=== STATED EXERCISE ===
Starting at the first line of the listing below, repeat each line exactly until the line containing "import seaborn as sns", which you include. Leave out pictures.
────────
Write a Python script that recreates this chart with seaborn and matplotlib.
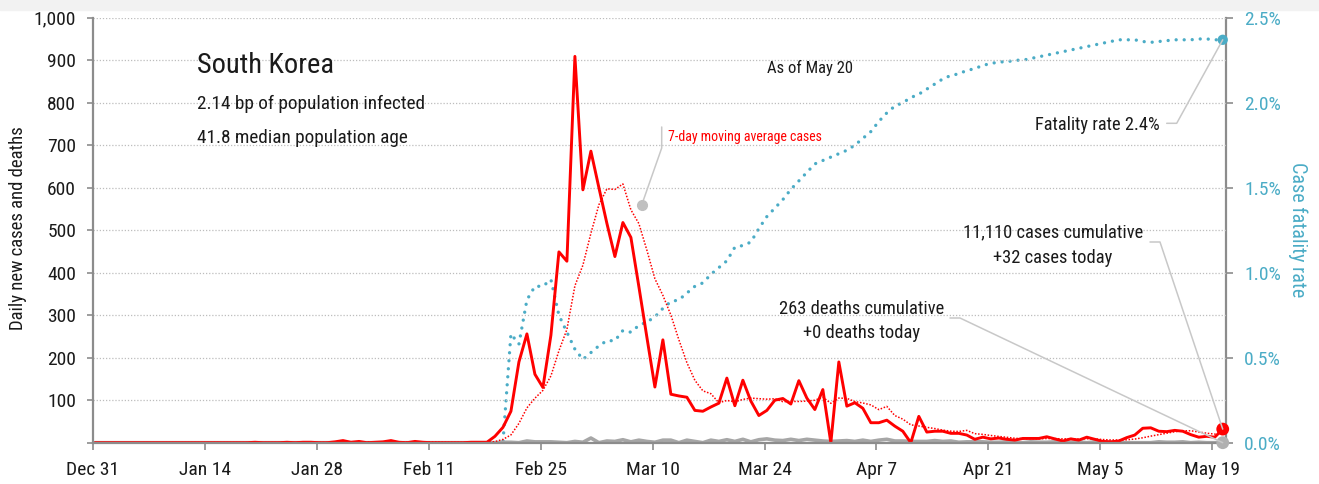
import matplotlib
matplotlib.use("Agg")
import matplotlib.pyplot as plt
import matplotlib.dates as mdates
from matplotlib import font_manager
from matplotlib.lines import Line2D
from matplotlib.patches import Rectangle
from matplotlib.ticker import FuncFormatter, MultipleLocator
import pandas as pd
import seaborn as sns

# South Korea, daily values from Dec 31 2019 to May 20 2020 (one per day, 14 per row)
daily_cases = [
    0, 0, 0, 0, 0, 0, 0, 0, 0, 0, 0, 0, 0, 0,
    0, 0, 0, 0, 0, 0, 1, 0, 0, 0, 1, 0, 1, 1,
    0, 0, 2, 5, 1, 3, 0, 1, 2, 5, 1, 0, 3, 1,
    0, 0, 0, 0, 0, 1, 1, 1, 15, 36, 74, 190, 256, 161,
    130, 253, 449, 427, 909, 595, 686, 600, 516, 438, 518, 483, 367, 248,
    131, 242, 114, 110, 107, 76, 74, 84, 93, 152, 87, 147, 98, 64,
    76, 100, 104, 91, 146, 105, 78, 125, 0, 190, 86, 94, 81, 47,
    47, 53, 39, 27, 0, 62, 25, 27, 27, 22, 22, 18, 8, 13,
    9, 11, 8, 6, 10, 10, 10, 14, 9, 4, 9, 6, 13, 8,
    3, 2, 4, 12, 18, 34, 35, 27, 26, 29, 27, 19, 13, 15,
    13, 32,
]
daily_deaths = [
    0, 0, 0, 0, 0, 0, 0, 0, 0, 0, 0, 0, 0, 0,
    0, 0, 0, 0, 0, 0, 0, 0, 0, 0, 0, 0, 0, 0,
    0, 0, 0, 0, 0, 0, 0, 0, 0, 0, 0, 0, 0, 0,
    0, 0, 0, 0, 0, 0, 0, 0, 0, 1, 1, 0, 4, 2,
    2, 2, 1, 0, 3, 1, 11, 0, 4, 3, 7, 2, 6, 3,
    1, 6, 6, 0, 6, 3, 0, 6, 3, 7, 3, 8, 2, 7,
    9, 6, 5, 8, 5, 8, 6, 4, 3, 4, 5, 3, 6, 3,
    6, 8, 4, 4, 3, 3, 3, 5, 3, 4, 1, 2, 2, 2,
    1, 1, 2, 0, 0, 2, 1, 1, 2, 1, 1, 2, 0, 2,
    2, 1, 1, 0, 0, 0, 0, 2, 1, 1, 2, 0, 1, 0,
    0, 0,
]
fatality_rate_pct = [
    0, 0, 0, 0, 0, 0, 0, 0, 0, 0, 0, 0, 0, 0,
    0, 0, 0, 0, 0, 0, 0, 0, 0, 0, 0, 0, 0, 0,
    0, 0, 0, 0, 0, 0, 0, 0, 0, 0, 0, 0, 0, 0,
    0, 0, 0, 0, 0, 0, 0, 0, 0, 0, 0.64, 0.58, 0.84, 0.92,
    0.92, 0.96, 0.75, 0.65, 0.55, 0.49, 0.53, 0.57, 0.60, 0.60, 0.66, 0.65, 0.69, 0.71,
    0.74, 0.79, 0.83, 0.84, 0.88, 0.92, 0.94, 0.99, 1.03, 1.07, 1.15, 1.16, 1.18, 1.26,
    1.33, 1.38, 1.43, 1.49, 1.54, 1.59, 1.64, 1.66, 1.68, 1.70, 1.72, 1.75, 1.79, 1.83,
    1.89, 1.94, 1.98, 2.00, 2.03, 2.05, 2.08, 2.11, 2.14, 2.16, 2.17, 2.19, 2.20, 2.22,
    2.23, 2.24, 2.24, 2.25, 2.25, 2.26, 2.27, 2.28, 2.29, 2.30, 2.31, 2.32, 2.33, 2.34,
    2.35, 2.36, 2.37, 2.37, 2.37, 2.36, 2.355, 2.36, 2.365, 2.37, 2.37, 2.37, 2.375, 2.375,
    2.37, 2.37,
]
# report time of day (morning bulletins sit a bit past midnight on the axis)
dates = pd.date_range("2019-12-31 07:00", "2020-05-20 07:00", freq="D")
axis_start = pd.Timestamp("2019-12-31")

RED = "#ff0000"
TEAL = "#4bacc6"
GRAY = "#a6a6a6"
AXIS_GRAY = "#8c8c8c"
LEADER = "#c8c8c8"
INK = "#1a1a1a"

W, H = 1319, 484

sns.set_style("white")


def pick_font():
    for name in ["Liberation Sans Narrow", "Roboto Condensed"]:
        try:
            font_manager.findfont(font_manager.FontProperties(family=name), fallback_to_default=False)
            return name
        except ValueError:
            pass
    return "Roboto"


plt.rcParams["font.family"] = [pick_font(), "DejaVu Sans"]

df = pd.DataFrame({
    "date": dates,
    "cases": daily_cases,
    "deaths": daily_deaths,
    "cfr": fatality_rate_pct,
})
df["ma7"] = df["cases"].rolling(7).mean()

fig = plt.figure(figsize=(W / 100, H / 100), dpi=100)
fig.patches.append(Rectangle((0, 1 - 10 / H), 1, 10 / H, transform=fig.transFigure,
                             color="#f2f2f2", zorder=0))
ax = fig.add_axes([92.7 / W, 1 - 442.7 / H, (1226 - 92.7) / W, 425 / H])

# daily lines on the left axis
sns.lineplot(data=df, x="date", y="deaths", color=GRAY, lw=2.6, ax=ax)
sns.lineplot(data=df.dropna(), x="date", y="ma7", color=RED, lw=1.1,
             linestyle=(0, (1, 1.1)), ax=ax)
sns.lineplot(data=df, x="date", y="cases", color=RED, lw=2.1, ax=ax)

ax.set_ylim(0, 1000)
ax.set_xlim(axis_start, axis_start + pd.Timedelta(days=141.7))
ax.yaxis.set_major_locator(MultipleLocator(100))
ax.yaxis.set_major_formatter(FuncFormatter(lambda v, p: "" if v == 0 else f"{v:,.0f}"))
ax.set_xticks(pd.date_range(axis_start, periods=11, freq="14D"))
ax.xaxis.set_major_formatter(mdates.DateFormatter("%b %-d"))
ax.yaxis.grid(True, color="#bdbdbd", linestyle=(0, (1, 1.5)), lw=0.9)
ax.set_axisbelow(True)
for side in ["top", "right"]:
    ax.spines[side].set_visible(False)
for side in ["left", "bottom"]:
    ax.spines[side].set_color(AXIS_GRAY)
    ax.spines[side].set_linewidth(1.6)
ax.tick_params(axis="y", length=4, width=1.2, color=AXIS_GRAY, labelsize=14,
               labelcolor=INK, pad=8, left=True)
ax.tick_params(axis="x", length=5, width=1.2, color=AXIS_GRAY, labelsize=14,
               labelcolor=INK, pad=8, bottom=True)

# case fatality rate on the right axis
ax2 = ax.twinx()
sns.lineplot(data=df, x="date", y="cfr", color=TEAL, lw=2.4,
             linestyle=(0, (0.01, 2.4)), dash_capstyle="round", ax=ax2)
ax2.set_ylim(0, 2.5)
ax2.yaxis.set_major_locator(MultipleLocator(0.5))
ax2.yaxis.set_major_formatter(FuncFormatter(lambda v, p: f"{v:.1f}%"))
for side in ["top", "left", "bottom"]:
    ax2.spines[side].set_visible(False)
ax2.spines["right"].set_color(AXIS_GRAY)
ax2.spines["right"].set_linewidth(1.6)
ax2.tick_params(axis="y", length=5, width=1.2, color=AXIS_GRAY, labelsize=14,
                labelcolor=TEAL, pad=8, right=True)

# latest-day dots
last = df.tail(1)
sns.scatterplot(data=last, x="date", y="deaths", color="#b0b0b0", s=85,
                edgecolor="none", clip_on=False, zorder=5, ax=ax)
sns.scatterplot(data=last, x="date", y="cases", color=RED, s=85,
                edgecolor="none", clip_on=False, zorder=6, ax=ax)
sns.scatterplot(data=last, x="date", y="cfr", color=TEAL, s=55,
                edgecolor="none", clip_on=False, zorder=6, ax=ax2)

# keep the case lines and red dot above the teal layer
ax.set_zorder(ax2.get_zorder() + 1)
ax.patch.set_visible(False)
for a in (ax, ax2):
    a.set_xlabel("")
    a.set_ylabel("")


def fig_txt(x, y, s, **kw):
    kw.setdefault("color", INK)
    kw.setdefault("va", "baseline")
    fig.text(x / W, 1 - y / H, s, **kw)


def data_px(axis, date, value):
    return axis.transData.transform((mdates.date2num(date), value))


def leader(points, end=None):
    xs = [p[0] for p in points]
    ys = [H - p[1] for p in points]
    if end is not None:
        xs.append(end[0])
        ys.append(end[1])
    fig.add_artist(Line2D(xs, ys, transform=None, color=LEADER, lw=1.1, zorder=4))


# axis titles
fig_txt(18, 228, "Daily new cases and deaths", size=13.5, rotation=90, ha="center", va="center")
fig_txt(1298, 230, "Case fatality rate", size=14.5, rotation=270, ha="center", va="center",
        color=TEAL)

# headline block
fig_txt(197, 73, "South Korea", size=20.5)
fig_txt(197, 109, "2.14 bp of population infected", size=13.9)
fig_txt(197, 143, "41.8 median population age", size=13.9)
fig_txt(810, 73, "As of May 20", size=12, ha="center")

# moving average callout
fig_txt(668, 141, "7-day moving average cases", size=10, color=RED)
ma_dot = (641.7, 205)
leader([(661.7, 127), (661.7, 148), ma_dot])
fig.add_artist(Line2D([ma_dot[0]], [H - ma_dot[1]], transform=None, marker="o",
                      markersize=7, color="#c0c0c0", lw=0, zorder=5))

# end-of-series callouts
end_date = dates[-1]
fig_txt(1160, 130, "Fatality rate 2.4%", size=13.2, ha="right")
leader([(1166.7, 123.3), (1176.7, 123.3)], data_px(ax2, end_date, fatality_rate_pct[-1]))

fig_txt(1053, 237, "11,110 cases cumulative", size=13.3, ha="center")
fig_txt(1053, 263, "+32 cases today", size=13.3, ha="center")
leader([(1150, 242), (1160, 242)], data_px(ax, end_date, daily_cases[-1]))

fig_txt(862, 314, "263 deaths cumulative", size=13.3, ha="center")
fig_txt(862, 338, "+0 deaths today", size=13.3, ha="center")
leader([(950, 318), (960, 318)], data_px(ax, end_date, daily_deaths[-1]))

fig.savefig("out.png", dpi=100)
────────
=== COMPLETED TASK ===
Write a Python script that recreates this chart with seaborn and matplotlib.
import matplotlib
matplotlib.use("Agg")
import matplotlib.pyplot as plt
import matplotlib.dates as mdates
from matplotlib import font_manager
from matplotlib.lines import Line2D
from matplotlib.patches import Rectangle
from matplotlib.ticker import FuncFormatter, MultipleLocator
import pandas as pd
import seaborn as sns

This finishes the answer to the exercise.